As the year rapidly draws to a close, you can probably use some capital losses to offset capital gains realized after the recent run-up in stocks. But you may not have any viable stock losers in your portfolio that you want to give up at this time.
Fortunately, you can still salvage some tax benefits if you own municipal bonds (“munis”) that have been underperforming. But you’ll have to move fast.
Strategy: Swap muni bonds for other munis in the secondary market. Then you can use the loss from the swap to offset capital gain income (plus up to $3,000 of ordinary income). If you handle things right, you could walk away with a higher-yielding bond.
Although corporate bonds may also be swapped in this manner, the marketplace for municipals is known to be more active.

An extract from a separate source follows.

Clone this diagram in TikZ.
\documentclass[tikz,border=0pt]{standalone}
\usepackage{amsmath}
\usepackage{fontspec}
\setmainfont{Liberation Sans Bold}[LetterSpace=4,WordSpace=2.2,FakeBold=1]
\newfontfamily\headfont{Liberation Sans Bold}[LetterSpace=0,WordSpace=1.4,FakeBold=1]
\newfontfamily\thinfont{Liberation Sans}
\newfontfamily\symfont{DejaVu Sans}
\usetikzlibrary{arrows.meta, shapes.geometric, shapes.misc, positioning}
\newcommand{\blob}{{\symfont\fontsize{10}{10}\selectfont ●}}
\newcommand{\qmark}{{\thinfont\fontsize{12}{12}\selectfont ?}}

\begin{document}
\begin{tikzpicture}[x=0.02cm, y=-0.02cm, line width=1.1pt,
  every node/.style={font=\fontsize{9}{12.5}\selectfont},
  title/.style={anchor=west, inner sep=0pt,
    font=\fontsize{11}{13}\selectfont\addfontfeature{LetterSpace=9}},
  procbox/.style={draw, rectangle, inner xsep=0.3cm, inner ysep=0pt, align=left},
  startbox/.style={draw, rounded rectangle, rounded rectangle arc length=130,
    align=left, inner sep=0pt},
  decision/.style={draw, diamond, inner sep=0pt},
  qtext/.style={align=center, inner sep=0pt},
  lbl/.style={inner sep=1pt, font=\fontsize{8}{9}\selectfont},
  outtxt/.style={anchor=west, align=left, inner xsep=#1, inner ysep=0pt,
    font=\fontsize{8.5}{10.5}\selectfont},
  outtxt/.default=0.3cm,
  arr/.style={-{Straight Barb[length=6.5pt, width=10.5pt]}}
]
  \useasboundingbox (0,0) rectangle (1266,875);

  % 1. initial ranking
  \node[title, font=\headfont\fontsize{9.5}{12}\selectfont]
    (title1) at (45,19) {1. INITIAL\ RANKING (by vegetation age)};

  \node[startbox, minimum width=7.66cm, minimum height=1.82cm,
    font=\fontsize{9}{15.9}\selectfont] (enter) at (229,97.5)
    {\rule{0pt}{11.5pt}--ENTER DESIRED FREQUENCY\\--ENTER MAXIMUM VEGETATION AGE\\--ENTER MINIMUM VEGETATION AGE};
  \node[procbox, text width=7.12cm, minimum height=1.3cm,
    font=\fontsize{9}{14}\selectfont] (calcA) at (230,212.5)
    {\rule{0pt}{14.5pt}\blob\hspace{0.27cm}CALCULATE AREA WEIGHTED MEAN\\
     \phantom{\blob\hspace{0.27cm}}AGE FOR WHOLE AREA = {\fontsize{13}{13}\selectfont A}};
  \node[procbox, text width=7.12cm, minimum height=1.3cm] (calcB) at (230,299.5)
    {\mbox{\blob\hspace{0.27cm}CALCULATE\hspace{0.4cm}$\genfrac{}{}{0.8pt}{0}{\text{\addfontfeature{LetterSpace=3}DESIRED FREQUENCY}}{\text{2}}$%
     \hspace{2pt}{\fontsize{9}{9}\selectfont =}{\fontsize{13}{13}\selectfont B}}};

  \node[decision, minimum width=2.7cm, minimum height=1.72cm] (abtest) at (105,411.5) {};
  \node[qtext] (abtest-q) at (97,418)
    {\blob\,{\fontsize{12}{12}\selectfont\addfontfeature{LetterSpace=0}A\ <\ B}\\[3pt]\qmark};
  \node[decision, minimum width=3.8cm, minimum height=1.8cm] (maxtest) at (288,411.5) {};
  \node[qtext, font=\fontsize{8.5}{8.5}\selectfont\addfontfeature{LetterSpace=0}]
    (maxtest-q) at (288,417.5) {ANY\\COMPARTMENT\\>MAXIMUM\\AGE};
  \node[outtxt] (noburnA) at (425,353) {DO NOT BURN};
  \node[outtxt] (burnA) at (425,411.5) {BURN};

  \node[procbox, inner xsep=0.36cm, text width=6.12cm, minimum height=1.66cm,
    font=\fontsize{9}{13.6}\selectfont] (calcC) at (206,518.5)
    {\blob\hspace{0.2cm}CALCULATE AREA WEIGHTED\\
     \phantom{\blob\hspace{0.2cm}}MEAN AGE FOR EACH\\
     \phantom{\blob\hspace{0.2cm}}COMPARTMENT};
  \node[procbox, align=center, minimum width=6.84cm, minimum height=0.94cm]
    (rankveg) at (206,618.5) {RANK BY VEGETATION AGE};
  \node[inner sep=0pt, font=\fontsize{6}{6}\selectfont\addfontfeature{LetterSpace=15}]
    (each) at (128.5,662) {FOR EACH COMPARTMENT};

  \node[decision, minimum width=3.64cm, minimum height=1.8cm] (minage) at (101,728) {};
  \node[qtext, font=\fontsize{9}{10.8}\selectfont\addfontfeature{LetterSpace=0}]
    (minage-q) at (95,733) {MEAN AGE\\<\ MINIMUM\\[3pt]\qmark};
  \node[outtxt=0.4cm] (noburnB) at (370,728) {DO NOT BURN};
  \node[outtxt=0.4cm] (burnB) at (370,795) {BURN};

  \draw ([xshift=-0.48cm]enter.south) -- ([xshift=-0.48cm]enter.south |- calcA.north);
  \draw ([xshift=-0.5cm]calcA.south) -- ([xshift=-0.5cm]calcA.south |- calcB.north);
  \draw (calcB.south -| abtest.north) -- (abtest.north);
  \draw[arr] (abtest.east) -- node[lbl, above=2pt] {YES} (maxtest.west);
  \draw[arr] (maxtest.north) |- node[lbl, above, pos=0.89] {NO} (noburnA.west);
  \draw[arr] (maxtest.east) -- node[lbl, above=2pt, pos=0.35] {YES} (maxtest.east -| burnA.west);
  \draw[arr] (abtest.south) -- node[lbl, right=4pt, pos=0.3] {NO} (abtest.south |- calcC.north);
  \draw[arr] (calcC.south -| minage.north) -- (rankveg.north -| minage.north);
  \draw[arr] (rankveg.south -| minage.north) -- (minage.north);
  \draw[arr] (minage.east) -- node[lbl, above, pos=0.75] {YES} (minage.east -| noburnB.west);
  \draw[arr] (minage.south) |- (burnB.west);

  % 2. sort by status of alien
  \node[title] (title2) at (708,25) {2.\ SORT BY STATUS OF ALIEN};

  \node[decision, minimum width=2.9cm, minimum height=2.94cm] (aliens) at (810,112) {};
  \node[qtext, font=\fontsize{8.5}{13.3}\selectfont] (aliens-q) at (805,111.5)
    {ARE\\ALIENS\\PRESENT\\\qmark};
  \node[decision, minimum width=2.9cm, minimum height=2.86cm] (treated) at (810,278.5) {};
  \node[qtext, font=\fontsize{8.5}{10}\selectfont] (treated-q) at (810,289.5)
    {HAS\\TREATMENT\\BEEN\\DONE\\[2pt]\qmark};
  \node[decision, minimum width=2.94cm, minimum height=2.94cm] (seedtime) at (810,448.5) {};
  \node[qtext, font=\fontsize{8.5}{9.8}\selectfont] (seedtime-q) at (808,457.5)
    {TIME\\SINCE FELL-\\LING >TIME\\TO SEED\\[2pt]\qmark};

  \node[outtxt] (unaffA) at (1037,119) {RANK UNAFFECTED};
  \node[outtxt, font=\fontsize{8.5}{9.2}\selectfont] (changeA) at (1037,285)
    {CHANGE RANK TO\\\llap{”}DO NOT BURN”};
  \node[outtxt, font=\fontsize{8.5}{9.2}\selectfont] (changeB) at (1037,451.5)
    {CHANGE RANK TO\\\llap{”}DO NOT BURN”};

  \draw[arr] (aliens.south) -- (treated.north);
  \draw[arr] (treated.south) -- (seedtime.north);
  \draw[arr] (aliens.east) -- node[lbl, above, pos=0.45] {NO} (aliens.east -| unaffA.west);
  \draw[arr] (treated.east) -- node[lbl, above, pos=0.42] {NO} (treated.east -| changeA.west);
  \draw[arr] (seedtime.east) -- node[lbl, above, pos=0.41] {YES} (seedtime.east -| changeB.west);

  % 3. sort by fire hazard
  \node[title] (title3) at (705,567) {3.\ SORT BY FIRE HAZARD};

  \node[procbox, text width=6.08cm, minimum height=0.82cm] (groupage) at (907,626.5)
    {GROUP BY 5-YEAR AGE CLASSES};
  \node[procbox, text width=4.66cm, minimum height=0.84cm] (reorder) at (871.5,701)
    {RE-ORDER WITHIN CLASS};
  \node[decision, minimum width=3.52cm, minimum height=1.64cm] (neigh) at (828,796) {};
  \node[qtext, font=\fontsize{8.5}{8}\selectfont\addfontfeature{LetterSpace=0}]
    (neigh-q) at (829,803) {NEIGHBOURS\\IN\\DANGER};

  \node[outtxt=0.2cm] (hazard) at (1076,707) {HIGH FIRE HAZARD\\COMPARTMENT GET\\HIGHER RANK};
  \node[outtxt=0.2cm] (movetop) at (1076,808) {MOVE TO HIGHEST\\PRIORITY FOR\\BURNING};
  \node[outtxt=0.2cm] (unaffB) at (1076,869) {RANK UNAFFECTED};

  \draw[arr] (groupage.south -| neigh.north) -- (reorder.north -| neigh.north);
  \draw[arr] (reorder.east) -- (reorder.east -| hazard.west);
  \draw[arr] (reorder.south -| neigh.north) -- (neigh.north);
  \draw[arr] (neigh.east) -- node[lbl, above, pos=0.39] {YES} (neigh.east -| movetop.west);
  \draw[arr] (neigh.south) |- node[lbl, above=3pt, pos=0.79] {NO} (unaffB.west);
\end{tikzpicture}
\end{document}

Here’s the drill: A bond swap is actually a simultaneous sale and acquisition. This means you sell a bond that’s showing a paper loss and, at the same time, buy a different bond with similar investment characteristics (e.g., the same face value). When the swap is complete, you’re essentially in the same investment position as before the swap, except now you’re showing a current tax loss.
Icing on the cake: The bond acquired in the swap could carry a higher interest rate than the bond that was traded away (see box below).
Unless you’re a sophisticated investor, you may need an investment pro to help you navigate the bond marketplace. Traditionally, the end of the year is the optimal time for muni bond swapping. But the longer you wait, the more difficult it will be to find replacement munis. So start scouting out the available options right now.
However, watch out for one potential tax trap. If you exchange bonds that are substantially identical to one another, you may not be able to deduct the loss because of the wash sale rule. The “wash sale” rule prohibits someone from realizing a tax loss if a substantially identical obligation is reacquired within 30 days of the sale.
Tip: To be on the safe side, exchange bonds of different issuers. If you swap bonds from the same issuer, make sure that there’s a difference of at least five years in maturity dates and a difference of yield to maturity of 1% to 2%. That should be sufficient to protect you.